Work instructions: Gather all lines containing the string "React" and copy them out.

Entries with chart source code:
● ● ● ● ●

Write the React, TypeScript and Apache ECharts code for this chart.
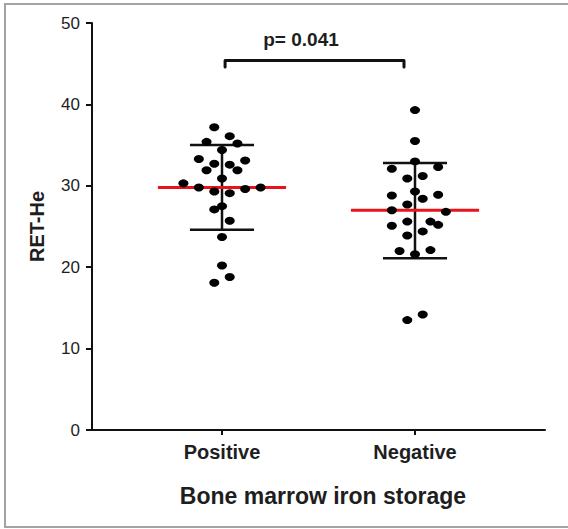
import React, { useEffect, useRef } from "react";
import * as echarts from "echarts";

const categories = ["Positive", "Negative"];
const categoryPositions = [1, 2];
const yTicks = [0, 10, 20, 30, 40, 50];

const positiveValues = [37.2, 36.1, 35.4, 35.2, 34.4, 33.3, 33.1, 32.7, 32.6, 31.9, 31.9, 30.9, 30.3, 29.8, 29.3, 29.1, 29.6, 29.8, 27.1, 27.5, 25.7, 23.7, 20.2, 18.8, 18.1];
const positiveJitter = [-0.04, 0.04, -0.08, 0.08, 0, -0.12, 0.12, -0.04, 0.04, -0.08, 0.08, 0, -0.2, -0.12, -0.04, 0.04, 0.12, 0.2, -0.04, 0, 0.04, 0, 0, 0.04, -0.04];

const negativeValues = [39.3, 35.5, 33.0, 32.1, 32.3, 30.9, 31.2, 29.3, 28.8, 28.9, 28.4, 27.7, 27.0, 26.8, 25.1, 25.6, 25.6, 25.2, 24.4, 23.9, 22.0, 21.6, 22.1, 13.5, 14.2];
const negativeJitter = [0, 0, 0, -0.12, 0.12, -0.04, 0.04, 0, -0.12, 0.12, 0.04, -0.04, -0.12, 0.16, -0.12, -0.04, 0.08, 0.12, 0.04, -0.04, -0.08, 0, 0.08, -0.04, 0.04];

const means = [29.8, 27.0];
const sdHigh = [35.0, 32.8];
const sdLow = [24.6, 21.1];

const pValueText = "p= 0.041";
const bracketX = [1.016, 1.943];
const bracketY = [45.4, 44.6];

const FONT = "'Liberation Sans', Arial, Helvetica, sans-serif";
const TEXT = "#1e1e1e";

export default function App() {
  const ref = useRef<HTMLDivElement>(null);

  useEffect(() => {
    if (!ref.current) return;
    const chart = echarts.init(ref.current, null, { renderer: "svg" });

    const dots = [
      ...positiveValues.map((v, i) => [categoryPositions[0] + positiveJitter[i], v]),
      ...negativeValues.map((v, i) => [categoryPositions[1] + negativeJitter[i], v]),
    ];

    const stats = categoryPositions.map((x, i) => [x, means[i], sdLow[i], sdHigh[i]]);

    chart.setOption({
      animation: false,
      backgroundColor: "#fff",
      grid: { left: 87, right: 23, top: 23, bottom: 99 },
      xAxis: {
        type: "value",
        min: 0.3005,
        max: 2.6736,
        splitLine: { show: false },
        axisLine: { lineStyle: { color: "#111", width: 2 } },
        axisTick: {
          show: true,
          customValues: categoryPositions,
          length: 5,
          lineStyle: { color: "#111", width: 2 },
        },
        axisLabel: {
          customValues: categoryPositions,
          formatter: (v: number) => categories[categoryPositions.indexOf(Math.round(v))] ?? "",
          color: TEXT,
          fontFamily: FONT,
          fontWeight: "bold",
          fontSize: 20,
          margin: 12,
        },
      },
      yAxis: {
        type: "value",
        min: 0,
        max: 50,
        interval: 10,
        offset: -5,
        name: "RET-He",
        nameLocation: "middle",
        nameGap: 45,
        nameTextStyle: { color: TEXT, fontFamily: FONT, fontWeight: "bold", fontSize: 20 },
        splitLine: { show: false },
        axisLine: { show: true, lineStyle: { color: "#111", width: 2 } },
        axisTick: { show: true, length: 6, lineStyle: { color: "#111", width: 2 } },
        axisLabel: {
          color: TEXT,
          fontFamily: FONT,
          fontSize: 17,
          margin: 12,
          formatter: (v: number) => (yTicks.includes(v) ? String(v) : ""),
        },
      },
      graphic: [
        {
          type: "rect",
          shape: { x: 5, y: 4, width: 580, height: 523 },
          style: { fill: "none", stroke: "#a3a3a3", lineWidth: 2 },
          silent: true,
        },
        {
          type: "text",
          x: 301,
          y: 39,
          style: {
            text: pValueText,
            fill: TEXT,
            font: `bold 19px ${FONT}`,
            align: "center",
            verticalAlign: "middle",
          },
        },
        {
          type: "text",
          x: 323,
          y: 496,
          style: {
            text: "Bone marrow iron storage",
            fill: TEXT,
            font: `bold 23px ${FONT}`,
            align: "center",
            verticalAlign: "middle",
          },
        },
      ],
      series: [
        {
          type: "custom",
          z: 1,
          data: stats,
          renderItem: (params: any, api: any) => {
            const x = api.value(0);
            const m = api.value(1);
            const lo = api.value(2);
            const hi = api.value(3);
            const cap = 0.166;
            const half = 0.332;
            const pTop = api.coord([x, hi]);
            const pBot = api.coord([x, lo]);
            const capL1 = api.coord([x - cap, hi]);
            const capR1 = api.coord([x + cap, hi]);
            const capL2 = api.coord([x - cap, lo]);
            const capR2 = api.coord([x + cap, lo]);
            const mL = api.coord([x - half, m]);
            const mR = api.coord([x + half, m]);
            const black = { stroke: "#111", lineWidth: 2.5 };
            return {
              type: "group",
              children: [
                { type: "line", shape: { x1: pTop[0], y1: pTop[1], x2: pBot[0], y2: pBot[1] }, style: black },
                { type: "line", shape: { x1: capL1[0], y1: capL1[1], x2: capR1[0], y2: capR1[1] }, style: black },
                { type: "line", shape: { x1: capL2[0], y1: capL2[1], x2: capR2[0], y2: capR2[1] }, style: black },
                { type: "line", shape: { x1: mL[0], y1: mL[1], x2: mR[0], y2: mR[1] }, style: { stroke: "#e8141b", lineWidth: 3 } },
              ],
            };
          },
        },
        {
          type: "scatter",
          z: 3,
          data: dots,
          symbol: "circle",
          symbolSize: [10, 8],
          itemStyle: { color: "#000", opacity: 1 },
        },
        {
          type: "line",
          z: 2,
          data: [
            [bracketX[0], bracketY[1]],
            [bracketX[0], bracketY[0]],
            [bracketX[1], bracketY[0]],
            [bracketX[1], bracketY[1]],
          ],
          symbol: "none",
          lineStyle: { color: "#111", width: 3, cap: "round", join: "round" },
        },
      ],
    });

    return () => chart.dispose();
  }, []);

  return (
    <div
      ref={ref}
      style={{ position: "fixed", left: 0, top: 0, width: 568, height: 529 }}
    />
  );
}
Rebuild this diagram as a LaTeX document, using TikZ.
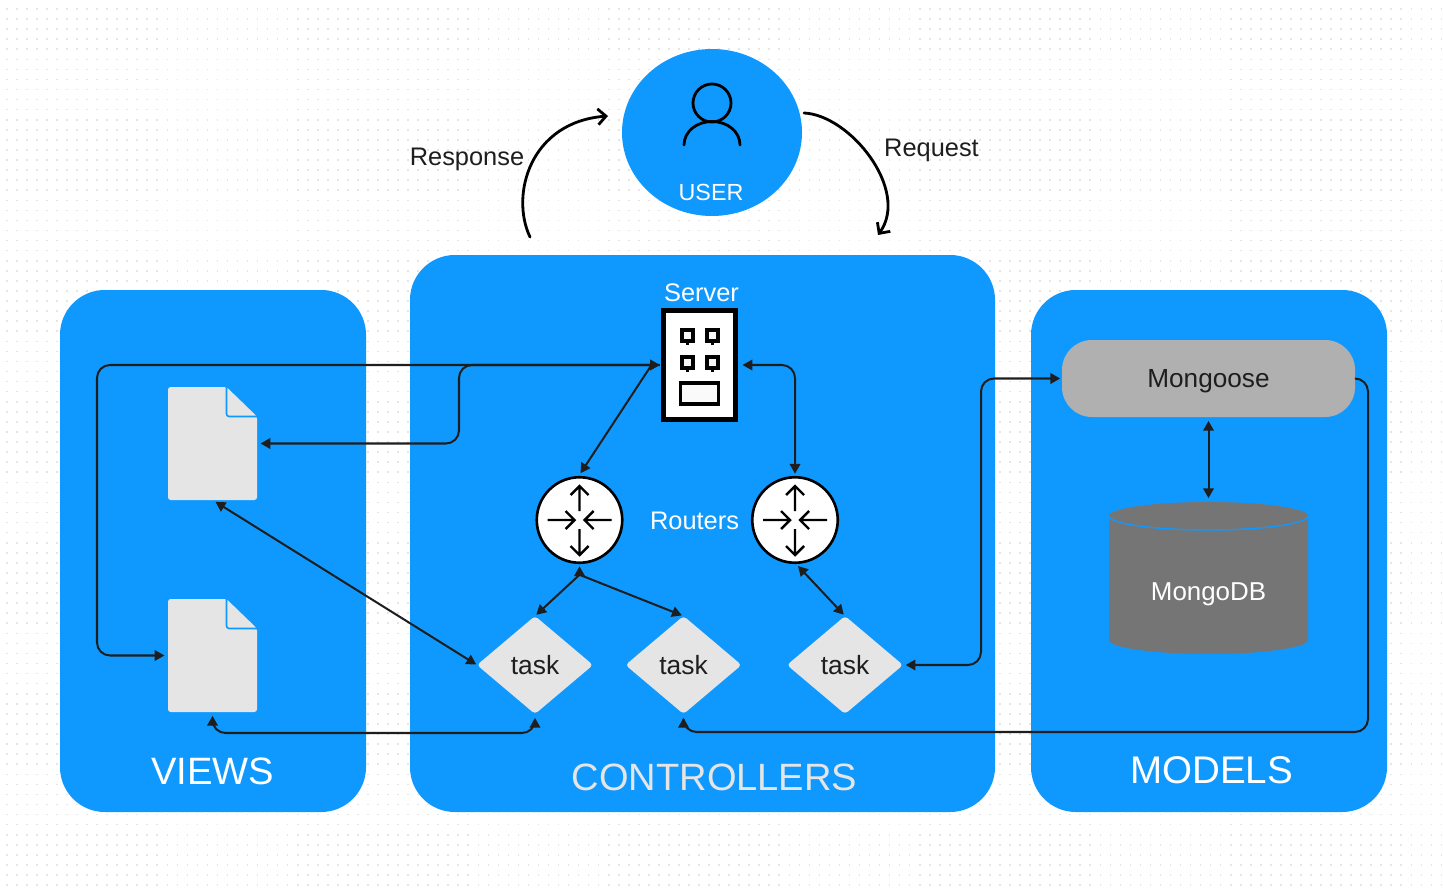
\documentclass[tikz,border=0pt]{standalone}
\usepackage{fontspec}
\setmainfont{Liberation Sans}
\usetikzlibrary{arrows.meta,shapes.geometric,calc}
\definecolor{panelblue}{HTML}{0F99FF}
\definecolor{ink}{HTML}{1E1E1E}
\definecolor{paper}{HTML}{E5E5E5}
\newcommand\uu{0.02cm}
\newcommand\fpx[1]{\fontsize{\fpeval{#1*0.5669}pt}{\fpeval{#1*0.7}pt}\selectfont}
\tikzset{
  x=0.02cm,y=-0.02cm,
  panel/.style={fill=panelblue,draw=none,rounded corners=25.5pt},
  lab/.style={inner sep=0,outer sep=0,text=ink,text depth=0pt,font=\fpx{25.5}},
  wlab/.style={lab,text=white},
  biglab/.style={lab,text=white,font=\fpx{38}},
  conn/.style={draw=ink,line width=1.15pt,rounded corners=7.4pt,
    >={Triangle[length=5.6pt,width=6pt]}},
  diag/.style={draw=ink,line width=1.15pt,>={Triangle[length=5.6pt,width=6pt]}},
  sweep/.style={draw=black,line width=1.6pt,line cap=round,
    -{Straight Barb[length=4.6pt,width=9pt,line width=1.6pt]}},
  anchorbox/.style={inner sep=0,outer sep=0,minimum width=#1*\uu},
  router/.style={circle,draw=black,line width=1.5pt,fill=white,inner sep=0,outer sep=0,minimum size=85.5*\uu},
  taskbox/.style={diamond,fill=paper,rounded corners=2pt,inner sep=0,outer sep=0,
    minimum width=116*\uu,minimum height=98*\uu,text=ink,font=\fpx{26.5}},
  doc/.style={fill=paper,rounded corners=1.5pt},
  glyph/.style={draw=black,line width=1.8pt,line cap=butt},
}
\begin{document}
\begin{tikzpicture}
\useasboundingbox (0,0) rectangle (1443,895);
\fill[white] (0,0) rectangle (1443,895);
% dotted paper
\foreach \k in {0,...,87}{
  \draw[draw=black!10,line width=0.9pt,dash pattern=on 0.9pt off 4.81pt]
    (6,{9+10.07*\k}) -- (1443,{9+10.07*\k});
}
% panels
\fill[panel] (60,290) rectangle (366,812);
\fill[panel] (410,255) rectangle (995,812);
\fill[panel] (1031,290) rectangle (1387,812);
\node[biglab,font=\fpx{38.3}] (viewsl) at (212.5,771) {VIEWS};
\node[biglab,text=paper,font=\fpx{38.2}] (ctrll) at (714.5,777) {CONTROLLERS};
\node[biglab,font=\fpx{38.7}] (modelsl) at (1211.5,770) {MODELS};
% user
\node[ellipse,fill=panelblue,inner sep=0,outer sep=0,minimum width=180*\uu,minimum height=167*\uu] (user) at (712,132.5) {};
\draw[black,line width=1.6pt] (712,103) circle[radius=19];
\draw[black,line width=1.6pt,line cap=round] (684,145) .. controls (684,131.7) and (696.5,121.5) .. (712,121.5) .. controls (727.5,121.5) and (740,131.7) .. (740,145);
\node[wlab,font=\fpx{23.4}] (userl) at (711,192) {USER};
\coordinate (respS) at (530,237);
\coordinate (respE) at (608,116);
\coordinate (reqS) at (804,113);
\coordinate (reqE) at (878,235);
\draw[sweep] (respS) .. controls (510,195) and (530,122) .. (respE);
\draw[sweep] (reqS) .. controls (850,115) and (910,190) .. (reqE);
\node[lab] (respl) at (467,157) {Response};
\node[lab] (reql) at (931.5,148) {Request};
% server
\node[wlab] (srvl) at (701.5,292.5) {Server};
\node[rectangle,draw=black,fill=white,line width=2.3pt,inner sep=0,outer sep=0,minimum width=72*\uu,minimum height=109*\uu] (srv) at (699.5,365) {};
\foreach \xa in {682,707}{\foreach \ya in {330,357}{
  \draw[glyph,fill=black!4] (\xa,\ya) rectangle ++(11,11);
  \draw[glyph] ({\xa+5.5},{\ya+11}) -- ++(0,4);
}}
\draw[glyph,fill=black!2] (680.5,383) rectangle (718.5,404);
% routers
\node[router] (r1) at (579.5,520) {};
\node[router] (r2) at (795,520) {};
\foreach \c in {r1,r2}{
  \begin{scope}[shift={(\c)},line width=1.4pt,draw=black]
    \draw (0,-9) -- (0,-34) (-9,-25) -- (0,-34) -- (9,-25);
    \draw (0,9) -- (0,35) (-9,26) -- (0,35) -- (9,26);
    \draw (-32,0) -- (-5,0) (-14,-9) -- (-5,0) -- (-14,9);
    \draw (32,0) -- (5,0) (14,-9) -- (5,0) -- (14,9);
  \end{scope}
}
\node[wlab] (routl) at (694.5,521) {Routers};
% documents
\node[anchorbox=89,minimum height=113*\uu] (f1) at (212.5,443.5) {};
\node[anchorbox=89,minimum height=113*\uu] (f2) at (212.5,655.5) {};
\foreach \f in {f1,f2}{
  \begin{scope}[shift={(\f)}]
    \fill[doc] (-44.5,-56.5) -- (14,-56.5) -- (44.5,-27) -- (44.5,56.5) -- (-44.5,56.5) -- cycle;
    \draw[panelblue,line width=0.9pt,rounded corners=1.5pt] (14,-56.5) -- (14,-27) -- (44.5,-27);
  \end{scope}
}
% tasks
\node[taskbox] (t1) at (535,665) {task};
\node[taskbox] (t2) at (683.5,665) {task};
\node[taskbox] (t3) at (845,665) {task};
% mongoose
\node[rectangle,fill=black!31,rounded corners=17pt,inner sep=0,outer sep=0,minimum width=293*\uu,minimum height=77*\uu,text=ink,text depth=0pt,font=\fpx{26.3}] (mg) at (1208.5,378.5) {Mongoose};
% mongodb
\node[anchorbox=199,minimum height=152*\uu] (db) at (1208.5,578) {};
\fill[black!54] (1109,516) -- (1109,640) .. controls (1109,647.7) and (1153.5,654) .. (1208.5,654) .. controls (1263.5,654) and (1308,647.7) .. (1308,640) -- (1308,516) -- cycle;
\fill[black!54] (1208.5,516) ellipse[x radius=99.5,y radius=14];
\draw[panelblue,line width=0.8pt] (1109,516) .. controls (1109,523.7) and (1153.5,530) .. (1208.5,530) .. controls (1263.5,530) and (1308,523.7) .. (1308,516);
\node[wlab,font=\fpx{26}] (dbl) at (1208.5,591.5) {MongoDB};
% connectors
\coordinate (wl) at (97,500);
\coordinate (wm) at (459,400);
\coordinate (wr) at (981,500);
\coordinate (wb) at (400,733);
\coordinate (cr) at (1368,732);
\coordinate (fork) at ($(r1.south)+(0,12)$);
\draw[conn,->,shorten <=2pt,shorten >=2pt] (srv.west) -| (wl) |- (f2.west);
\draw[conn,<->,shorten <=2pt,shorten >=2pt] (srv.west) -| (wm) |- (f1.east);
\draw[diag,->] ($(srv.west)+(-12,0)$) -- ($(r1.north)+(1,-4)$);
\draw[conn,<->,shorten <=4pt,shorten >=2pt] (srv.east) -| (r2.north);
\draw[diag,->,shorten >=1pt] (fork) -- (t1.north);
\draw[diag,->,shorten >=2pt] (fork) -- (r1.south);
\draw[diag,->,shorten >=1pt] (fork) -- (t2.north);
\draw[diag,<->,shorten <=2.5pt,shorten >=1pt] (r2.south) -- (t3.north);
\draw[conn,<->,shorten <=1.5pt,shorten >=1pt] (t3.east) -| (wr) |- (mg.west);
\draw[diag,<->,shorten <=2pt,shorten >=0.5pt] (f1.south) -- (t1.west);
\draw[conn,<->,shorten <=2.2pt,shorten >=2.2pt] (f2.south) |- (wb) -| (t1.south);
\draw[conn,->,shorten >=2.2pt] (mg.east) -| (cr) -| (t2.south);
\draw[diag,<->,shorten <=2.2pt,shorten >=2.2pt] (mg.south) -- (db.north);
\end{tikzpicture}
\end{document}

● ● ● ● ●

The solution:
Write the React, TypeScript and Apache ECharts code for this chart.
import React, { useEffect, useRef } from "react";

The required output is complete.